Not waiting for Godot ... Christopher Fairbank as Ames and Joseph Marcell as Byron in Ages of the Moon. Photograph: Tristram Kenton/The Guardian
Not waiting for Godot ... Christopher Fairbank as Ames and Joseph Marcell as Byron in Ages of the Moon. Photograph: Tristram Kenton/The Guardian

Ages of the Moon review – Sam Shepard bromance laughs in the face of death

This article is more than 4 years old

Vaults, London
Shepard picks apart the frailties of two men tormented by unspoken emotions, from marital meltdown and armchair priapism to the existential crisis of mortality

The men in Sam Shepard’s dramas often find themselves stranded in the middle of nowhere and tortured by a maelstrom of unspoken emotions in their inescapable solitude. Shepard spoke of his interest in “aloneness” and referred to it as a Beckettian state of “banishment, exile, being cut away”. Ages of the Moon, first staged in 2009 and now premiering in the UK, is a tightly focused study of this existential aloneness – even if it parades as a grumpy bromance between two ageing men. Ames (Christopher Fairbank) and Byron (Joseph Marcell) are friends of 50 years who have reunited to appraise their lives. They do so over a bottle of bourbon on a front porch (designed by Holly Pigott) that is filled with dust and gloom, and looks out on an imagined expanse of empty sky.

Ames is seemingly the needier of the two: an infidelity that he describes as a “minor blow job” from a woman whose name he can’t remember has cost him his marriage.
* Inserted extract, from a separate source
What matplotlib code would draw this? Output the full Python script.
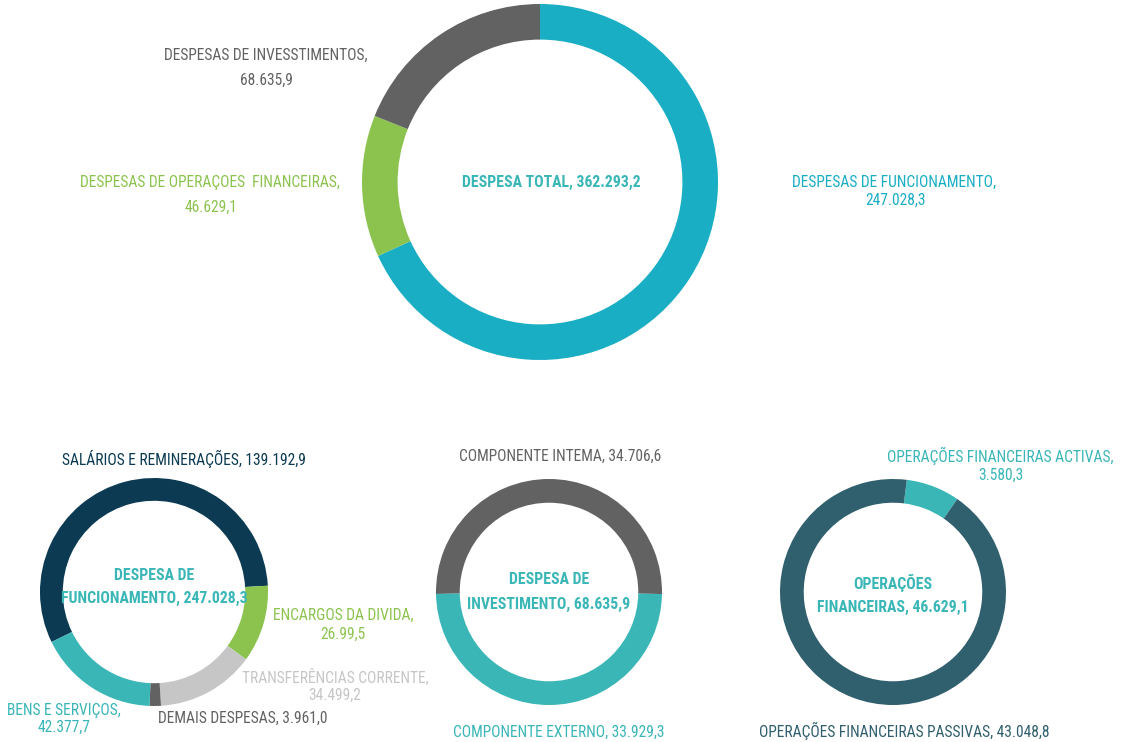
import matplotlib
matplotlib.use("Agg")
import matplotlib.pyplot as plt

W, H = 1126, 742
plt.rcParams['font.family'] = ['Roboto Condensed', 'DejaVu Sans']
plt.rcParams['font.stretch'] = 'condensed'

# ---- data ----
top_labels = ["DESPESAS DE FUNCIONAMENTO", "DESPESAS DE OPERAÇOES  FINANCEIRAS", "DESPESAS DE INVESSTIMENTOS"]
top_values = [247028.3, 46629.1, 68635.9]

func_labels = ["SALÁRIOS E REMINERAÇÕES", "ENCARGOS DA DIVIDA", "TRANSFERÊNCIAS CORRENTE", "DEMAIS DESPESAS", "BENS E SERVIÇOS"]
func_values = [139192.9, 26997.5, 34499.2, 3961.0, 42377.7]

inv_labels = ["COMPONENTE INTEMA", "COMPONENTE EXTERNO"]
inv_values = [34706.6, 33929.3]

fin_labels = ["OPERAÇÕES FINANCEIRAS ACTIVAS", "OPERAÇÕES FINANCEIRAS PASSIVAS"]
fin_values = [3580.3, 43048.8]

CYAN = "#19AEC4"
TEAL = "#3AB6B7"
GREEN = "#8CC34E"
GRAY = "#626262"
NAVY = "#0B3A52"
LGRAY = "#C6C6C6"
SLATE = "#305F6D"

NS = 11.2   # normal size
BS = 11.3   # bold size

fig = plt.figure(figsize=(W / 100, H / 100), dpi=100)
fig.patch.set_facecolor("white")


def donut(cx, cy, r, values, colors, start, width):
    ax = fig.add_axes([(cx - r) / W, 1 - (cy + r) / H, 2 * r / W, 2 * r / H])
    ax.pie(values, colors=colors, startangle=start, counterclock=False,
           radius=1, wedgeprops=dict(width=width, edgecolor="none"))
    ax.set_xlim(-1, 1)
    ax.set_ylim(-1, 1)
    ax.set_aspect("equal")
    ax.axis("off")
    return ax


def txt(x, y, s, color, bold=False):
    fig.text(x / W, 1 - y / H, s, color=color, fontsize=BS if bold else NS,
             ha="center", va="center", fontstretch="condensed",
             fontweight="bold" if bold else "normal")


# top donut
donut(540, 182, 178, top_values, [CYAN, GREEN, GRAY], 90, 0.2)
txt(266, 55, "DESPESAS DE INVESSTIMENTOS,", GRAY)
txt(266, 80, "68.635,9", GRAY)
txt(210, 182, "DESPESAS DE OPERAÇOES  FINANCEIRAS,", GREEN)
txt(211, 207, "46.629,1", GREEN)
txt(551, 182, "DESPESA TOTAL, 362.293,2", TEAL, True)
txt(894, 182, "DESPESAS DE FUNCIONAMENTO,", CYAN)
txt(896, 200, "247.028,3", CYAN)

# bottom left donut
donut(154, 592, 114, func_values, [NAVY, GREEN, LGRAY, GRAY, TEAL], 206, 0.2)
txt(184, 459, "SALÁRIOS E REMINERAÇÕES, 139.192,9", NAVY)
txt(154, 575, "DESPESA DE", TEAL, True)
txt(154, 598, "FUNCIONAMENTO, 247.028,3", TEAL, True)
txt(343, 615, "ENCARGOS DA DIVIDA,", GREEN)
txt(343, 634, "26.99,5", GREEN)
txt(335, 677, "TRANSFERÊNCIAS CORRENTE,", LGRAY)
txt(335, 695, "34.499,2", LGRAY)
txt(243, 718, "DEMAIS DESPESAS, 3.961,0", GRAY)
txt(64, 710, "BENS E SERVIÇOS,", TEAL)
txt(64, 727, "42.377,7", TEAL)

# middle donut
donut(549, 592, 113, inv_values, [GRAY, TEAL], 181, 0.21)
txt(560, 456, "COMPONENTE INTEMA, 34.706,6", GRAY)
txt(549, 580, "DESPESA DE", TEAL, True)
txt(549, 604, "INVESTIMENTO, 68.635,9", TEAL, True)
txt(559, 732, "COMPONENTE EXTERNO, 33.929,3", TEAL)

# right donut
donut(893, 592, 113, fin_values, [TEAL, SLATE], 83, 0.21)
txt(1000, 456, "OPERAÇÕES FINANCEIRAS ACTIVAS,", TEAL)
txt(1001, 475, "3.580,3", TEAL)
txt(893, 583, "OPERAÇÕES", TEAL, True)
txt(893, 607, "FINANCEIRAS, 46.629,1", TEAL, True)
txt(904, 731, "OPERAÇÕES FINANCEIRAS PASSIVAS, 43.048,8", SLATE)

fig.savefig("out.png", dpi=100, facecolor="white")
Byron has been summoned for emotional support but sits in judgement, withholding his own story … or so it appears at first.

As power dynamics shift, the play turns from marital meltdown, male rivalry and armchair priapism to the bigger issue of ageing and mortality.

Banishment is central to this theme, and here becomes a consequence of old age: facing up to death is its own state of terrifying exile, Shepard suggests through these unravelling men.

The play’s echoes of Beckett are perhaps too glaring: Fairbank channels Beckett’s tragicomic, combustible misery in his sockless spats and braces, while Marcell is mellower. Like Vladimir and Estragon, the men are tied to each other in this wilderness, waiting not for Godot but for the eclipsing moon to bring them mystical redemption.

Byron is a less developed character – a listener who feeds off Ames’s stories – so it is unexpected when the play turns to the bigger drama of his heartbreak and loss. This narrative twist feels a little belated, but Marcell brings melancholy power to his performance.

Their bickering, as they gulp down the booze, is loudly delivered and crescendos in an outbreak of proxy violence when Ames shoots the fan in anger. But even so, there is not quite enough voltage to the menace.

Despite this, for an hour-long play, Ages of the Moon travels a fair distance in its themes. There are some almost heartstopping moments, and it contains laughs, too, but the comedy is gentle rather than darkly savage. This feels distinctly like Shepard in tone, as he picks apart the frailties of his tormented old men.